Emmanuel Smith (born July 25, 1995) is an American former professional football player who was a linebacker in the National Football League (NFL). After playing college football for the Vanderbilt Commodores, he signed with the Atlanta Falcons as an undrafted free agent in 2018.

==Professional career==
===Atlanta Falcons===
Smith signed with the Atlanta Falcons as an undrafted free agent following the 2018 NFL draft on May 1, 2018. He was waived during final roster cuts on September 1, 2018.
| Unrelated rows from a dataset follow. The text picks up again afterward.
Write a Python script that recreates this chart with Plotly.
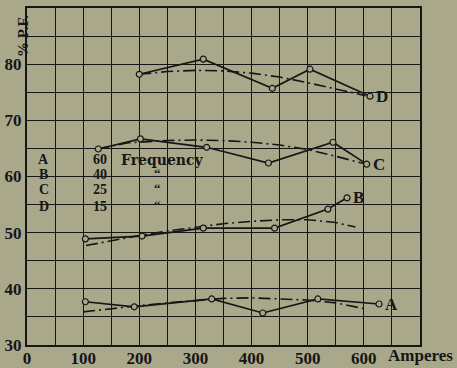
import plotly.graph_objects as go

PAPER = "#aaa88b"
INK = "#161616"
FONT = dict(family="Liberation Serif, DejaVu Serif, serif", color=INK, size=16, weight="bold")
WIDE_FONT = dict(family="DejaVu Serif, Liberation Serif, serif", color=INK, size=14, weight="bold")

# measured curves (amperes, % power factor)
a_amp = [104, 191, 329, 420, 518, 627]
a_pf = [37.7, 36.8, 38.2, 35.7, 38.2, 37.3]
b_amp = [104, 205, 314, 441, 536, 570]
b_pf = [48.9, 49.4, 50.8, 50.8, 54.2, 56.2]
c_amp = [127, 202, 320, 430, 545, 605]
c_pf = [64.9, 66.7, 65.2, 62.4, 66.1, 62.2]
d_amp = [200, 314, 437, 504, 611]
d_pf = [78.2, 80.9, 75.7, 79.1, 74.3]

# mean (dash-dot) curves
a_mean_amp = [100, 150, 200, 250, 300, 350, 400, 450, 500, 550, 604]
a_mean_pf = [35.9, 36.5, 37.0, 37.5, 37.9, 38.3, 38.4, 38.2, 38.0, 37.5, 36.4]
b_mean_amp = [105, 150, 200, 250, 300, 350, 400, 450, 500, 550, 585]
b_mean_pf = [47.7, 48.6, 49.5, 50.3, 51.0, 51.6, 52.0, 52.3, 52.3, 51.8, 51.0]
c_mean_amp = [125, 180, 250, 300, 350, 400, 450, 500, 550, 600]
c_mean_pf = [64.9, 66.0, 66.4, 66.5, 66.4, 66.1, 65.6, 64.8, 63.6, 62.3]
d_mean_amp = [200, 250, 300, 350, 400, 450, 500, 550, 603]
d_mean_pf = [78.2, 78.7, 78.9, 78.8, 78.4, 77.7, 76.7, 75.6, 74.4]

curve_names = ["A", "B", "C", "D"]
frequencies = ["60", "40", "25", "15"]
x_ticks = [0, 100, 200, 300, 400, 500, 600]
y_ticks = [30, 40, 50, 60, 70, 80]

measured = [(a_amp, a_pf), (b_amp, b_pf), (c_amp, c_pf), (d_amp, d_pf)]
means = [(a_mean_amp, a_mean_pf), (b_mean_amp, b_mean_pf),
         (c_mean_amp, c_mean_pf), (d_mean_amp, d_mean_pf)]

fig = go.Figure()

for xs, ys in means:
    fig.add_trace(go.Scatter(
        x=xs, y=ys, mode="lines",
        line=dict(color=INK, width=1.6, dash="12px,4px,2px,4px"),
        hoverinfo="skip",
    ))

for xs, ys in measured:
    fig.add_trace(go.Scatter(
        x=xs, y=ys, mode="lines+markers",
        line=dict(color=INK, width=1.7),
        marker=dict(symbol="circle", size=6, color=PAPER, line=dict(color=INK, width=1.2)),
    ))

# curve letters at line ends
for name, (xs, ys) in zip(curve_names, measured):
    fig.add_annotation(x=xs[-1], y=ys[-1], text=name, showarrow=False,
                       xanchor="left", xshift=4, font=dict(FONT, size=17))

# frequency table
row_y = [63.0, 60.3, 57.7, 54.6]
for i, (name, freq) in enumerate(zip(curve_names, frequencies)):
    fig.add_annotation(x=30, y=row_y[i], text=name, showarrow=False, font=dict(FONT, size=14))
    fig.add_annotation(x=130, y=row_y[i], text=freq, showarrow=False, font=dict(FONT, size=14))
    if i == 0:
        fig.add_annotation(x=163, y=row_y[i], text="Frequency", showarrow=False,
                           xanchor="left", font=WIDE_FONT)
    else:
        fig.add_annotation(x=232, y=row_y[i] + 0.2, text="\u201c", showarrow=False,
                           font=dict(FONT, size=13))

fig.add_annotation(xref="paper", yref="paper", x=-0.036, y=0.985, text="% P.F.",
                   textangle=-90, showarrow=False, yanchor="top", font=dict(FONT, size=15))
fig.add_annotation(xref="paper", yref="paper", x=1.0, y=0, yshift=1, text="Amperes",
                   showarrow=False, xanchor="center", yanchor="top",
                   font=dict(FONT, size=17))

fig.update_layout(
    width=457, height=368,
    paper_bgcolor=PAPER, plot_bgcolor=PAPER,
    margin=dict(l=27, r=37, t=8, b=23),
    showlegend=False,
    font=FONT,
)
fig.update_xaxes(
    range=[0, 700], tickvals=x_ticks, ticktext=[str(v) for v in x_ticks],
    showgrid=True, gridcolor=INK, gridwidth=1.3,
    minor=dict(dtick=50, showgrid=True, gridcolor=INK, gridwidth=1.3),
    showline=True, linecolor=INK, linewidth=2, mirror=True,
    zeroline=False, ticks="", tickfont=dict(FONT, size=17), automargin=False,
    ticklabelstandoff=-3,
)
fig.update_yaxes(
    range=[30, 90], tickvals=y_ticks, ticktext=[str(v) for v in y_ticks],
    showgrid=True, gridcolor=INK, gridwidth=1.3,
    minor=dict(dtick=5, showgrid=True, gridcolor=INK, gridwidth=1.3),
    showline=True, linecolor=INK, linewidth=2, mirror=True,
    zeroline=False, ticks="", tickfont=dict(FONT, size=17), automargin=False,
)

# page body has a default 8px margin; drop it so the figure sits at the corner
fig.write_html("out.html", config={"displayModeBar": False},
               post_script="document.body.style.margin='0';")
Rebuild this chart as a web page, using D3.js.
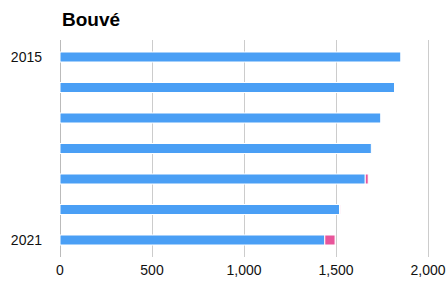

===Tampa Bay Buccaneers===
Smith signed to the Tampa Bay Buccaneers' practice squad on December 11, 2018. He signed a reserve/futures contract with the team after the season on December 31, 2018. He was waived during final roster cuts on August 30, 2019.

===Kansas City Chiefs===
Smith signed to the Kansas City Chiefs' practice squad on September 2, 2019. He won Super Bowl LIV as a practice squad member with the Chiefs after they defeated the San Francisco 49ers 31–20. He re-signed with the Chiefs after the season on February 5, 2020.

Smith was waived/injured on August 27, 2020, and reverted to injured reserve the next day. He was waived from injured reserve with an injury settlement on September 4. He was re-signed to the team's practice squad on October 20, 2020. He was elevated to the active roster on December 19 for the team's week 15 game against the New Orleans Saints, and reverted to the practice squad after the game. He suffered a hamstring injury in the game, and was placed on the practice squad/injured list on December 26.

On February 9, 2021, Smith re-signed with the Chiefs. He was released on August 31, 2021.

=== Seattle Sea Dragons ===
On November 17, 2022, Smith was selected by the Seattle Sea Dragons of the XFL. He was placed on the team's reserve list on March 28, 2023. He was removed from the team roster in July 2023.